Boothe, his finger gracing the trigger, did not fire.
“Kill her!” shouted Sister Jillian.
“Sir?” he took his eye off the scope and looked to Taylor, ignoring the woman. “They haven’t done anything.” He shook his head. “Sir?”
Taylor felt his jaw clench uncontrollably. “Do it, goddamn it!”
“He reminds me of a frightened young captain many years ago,” said Sister Jillian.
Taylor wrenched the weapon from Boothe’s hands. “It should be me. I am the Hammer.” It had been a long time since he’d had cause to kill. It should be him. Tim would have his fill soon enough.
He took aim and planted the sharp crosshairs upon the woman’s brow. She had large dark eyes and wrinkled skin. A grandmother, the matriarch. He held his breath, the trigger an extension of his mind. And then she saw him, as if looking down the scope into his thoughts.
POP!
A spray of blood fine as smoke. The old woman crumpled to the ground like a heap of potatoes in her flowing skirts.
The new bride screamed. The pillar of fire fell back into the trash barrel. The dark wall of diamonds, thorns, and snakes evaporated into the night.
“The hunters,” said Sister Jillian.
Shadows leapt from between the rusted train cars and out of the abandoned buildings. One of the boys ran in the direction of the bridge, but he was thrown from his feet by a black form; it paused over him, ripping the life from his young body.

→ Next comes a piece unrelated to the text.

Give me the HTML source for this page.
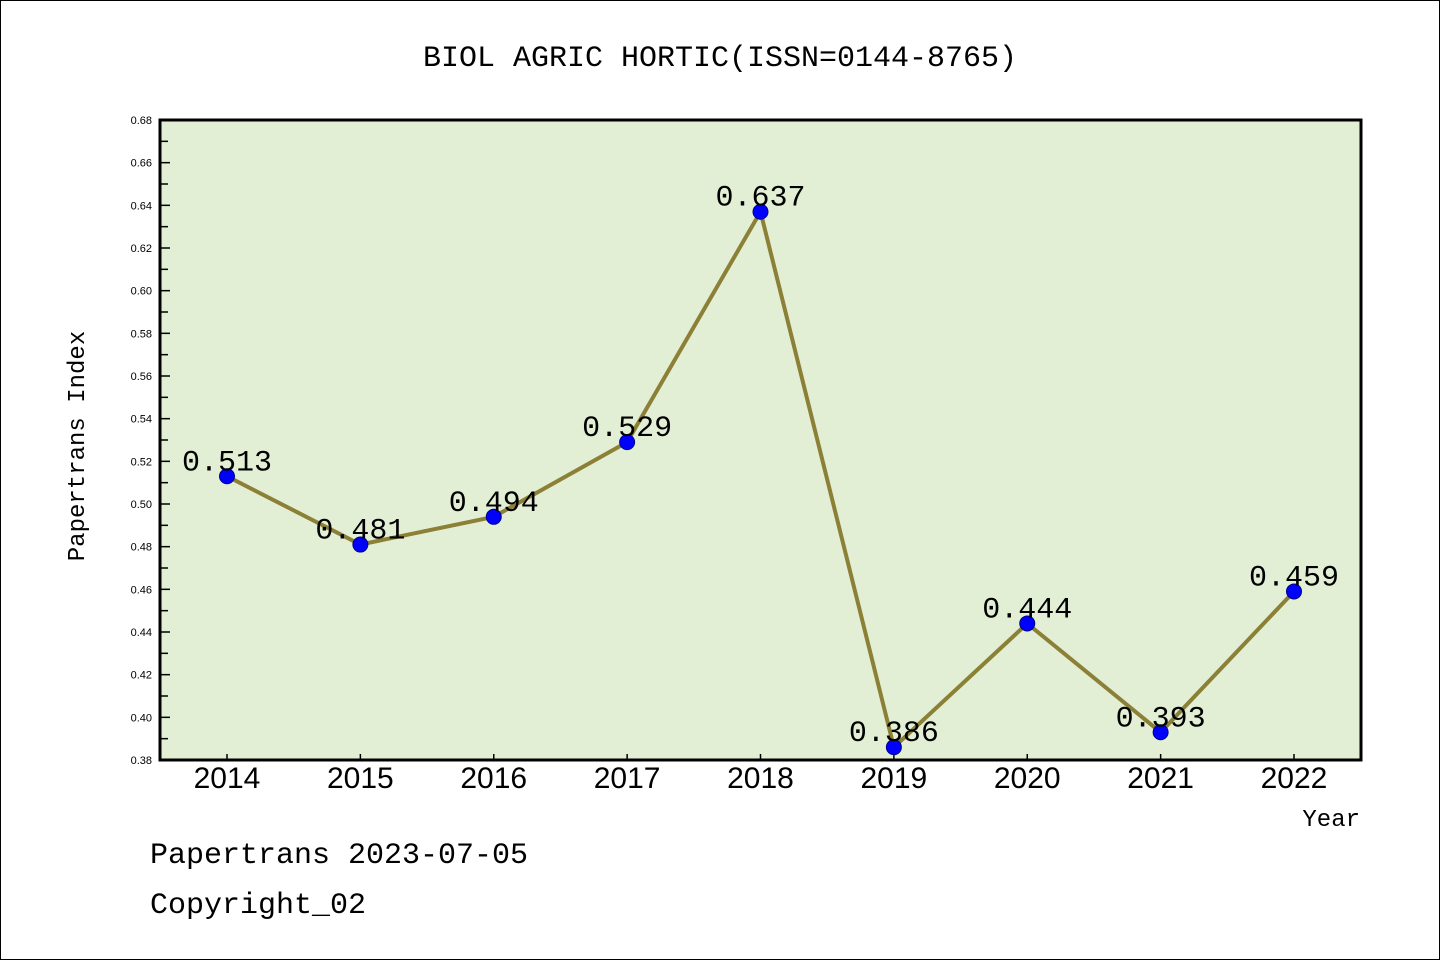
<!DOCTYPE html>
<html><head><meta charset="utf-8"><style>
body{margin:0;background:#fff}
svg{display:block}
text{font-family:"Liberation Sans","WenQuanYi Zen Hei",sans-serif}
.m{font-family:"WenQuanYi Zen Hei","Liberation Mono",monospace}
</style></head><body>
<svg id="c" width="1440" height="960" xmlns="http://www.w3.org/2000/svg">
<rect x="0.5" y="0.5" width="1439" height="959" fill="#fff" stroke="#000"/>
<text class="m" x="720" y="66" font-size="30" text-anchor="middle">BIOL AGRIC HORTIC(ISSN=0144-8765)</text>
<rect x="160" y="120" width="1201" height="640" fill="#e2efd5"/>
<g id="ticks"></g>
<g id="series"></g>
<rect x="160" y="120" width="1201" height="640" fill="none" stroke="#000" stroke-width="3"/>
<text class="m" x="0" y="0" font-size="24" text-anchor="middle" transform="translate(84,446) rotate(-90)">Papertrans Index</text>
<text class="m" x="1360" y="826" font-size="24" text-anchor="end">Year</text>
<text class="m" x="150" y="863" font-size="30">Papertrans 2023-07-05</text>
<text class="m" x="150" y="913" font-size="30">Copyright_02</text>
</svg>
<script>
const years=[2014,2015,2016,2017,2018,2019,2020,2021,2022];
const values=[0.513,0.481,0.494,0.529,0.637,0.386,0.444,0.393,0.459];
const valueLabels=["0.513","0.481","0.494","0.529","0.637","0.386","0.444","0.393","0.459"];
const yTicks=["0.38","0.40","0.42","0.44","0.46","0.48","0.50","0.52","0.54","0.56","0.58","0.60","0.62","0.64","0.66","0.68"];
const NS="http://www.w3.org/2000/svg";
const x=i=>227+i*(1294-227)/(years.length-1);
const y=v=>760-(v-0.38)*640/0.30;
function mk(t,a,p){const e=document.createElementNS(NS,t);for(const k in a)e.setAttribute(k,a[k]);p.appendChild(e);return e;}
const tg=document.getElementById('ticks'),sg=document.getElementById('series');
yTicks.forEach((t,i)=>{const v=parseFloat(t),yy=y(v);
 const tk=mk('line',{x1:160,x2:170,y1:yy,y2:yy,stroke:'#000','stroke-width':1.5},tg);
 
 
 const lb=mk('text',{x:152,y:yy+4,'font-size':11,'text-anchor':'end'},tg);lb.textContent=t;
 
 
 if(i<yTicks.length-1){const ym=y(v+0.01);
  const mn=mk('line',{x1:160,x2:168,y1:ym,y2:ym,stroke:'#000','stroke-width':1.5},tg);
  
  }
});
years.forEach((yr,i)=>{
 const tk=mk('line',{x1:x(i),x2:x(i),y1:760,y2:754,stroke:'#000','stroke-width':1.5},tg);
 
 
 const lb=mk('text',{x:x(i),y:788,'font-size':30,'text-anchor':'middle'},tg);lb.textContent=yr;
 
 
});
const ln=mk('polyline',{points:values.map((v,i)=>x(i)+','+y(v)).join(' '),fill:'none',stroke:'#8b8035','stroke-width':4},sg);


values.forEach((v,i)=>{
 const c=mk('circle',{cx:x(i),cy:y(v),r:7.5,fill:'#0000ff',stroke:'#00008b','stroke-width':1},sg);
 
 
 const t=mk('text',{class:'m',x:x(i),y:y(v)-6,'font-size':30,'text-anchor':'middle'},sg);t.textContent=valueLabels[i];
 
 
});
</script>
</body></html>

“Jesus. Jesus Christ,” breathed Boothe.
“And that is how you end an enchantment,” said Sister Jillian. “It’s a shame the job in Montana could not have been so neat.”
She walked back to her SUV. At the door, she said, “I’ll be seeing you, John.” Before it closed, she added, “Mr. Boothe, I look forward to the next time.”
***
John Taylor sat in the driver’s seat as the Humvee followed the grid.
The bodyguard was silent the entire ride to the airport, where the JTS jet was waiting to fly them back to Montana. His hands trembled like those of an old man.
Taylor took a flask out of the seat pocket, took a swig, then handed it to Boothe.
“Drink, kid. Drink deep.”
Boothe drank and coughed. He wiped his mouth and drank again.
“I… I just don’t know,” was all he said.
Tim was a magnificent bodyguard. In hand-to-hand combat or with weapons, he was unmatched. But he had never killed, nor had he seen anyone die so close and so gruesomely as this night.
“Gird yourself,” said Taylor finally. “Tonight was only the beginning.”
As they passed through the city, he remembered what Sister Jillian had shown him. What she had asked him to do and what he had done. The events in the rail yard, as horrific as they were, could not compare.
He felt the exhilaration and the breaking sweat. Her kiss was leaving him, but soon he would not need it. He understood clearly now the path ahead.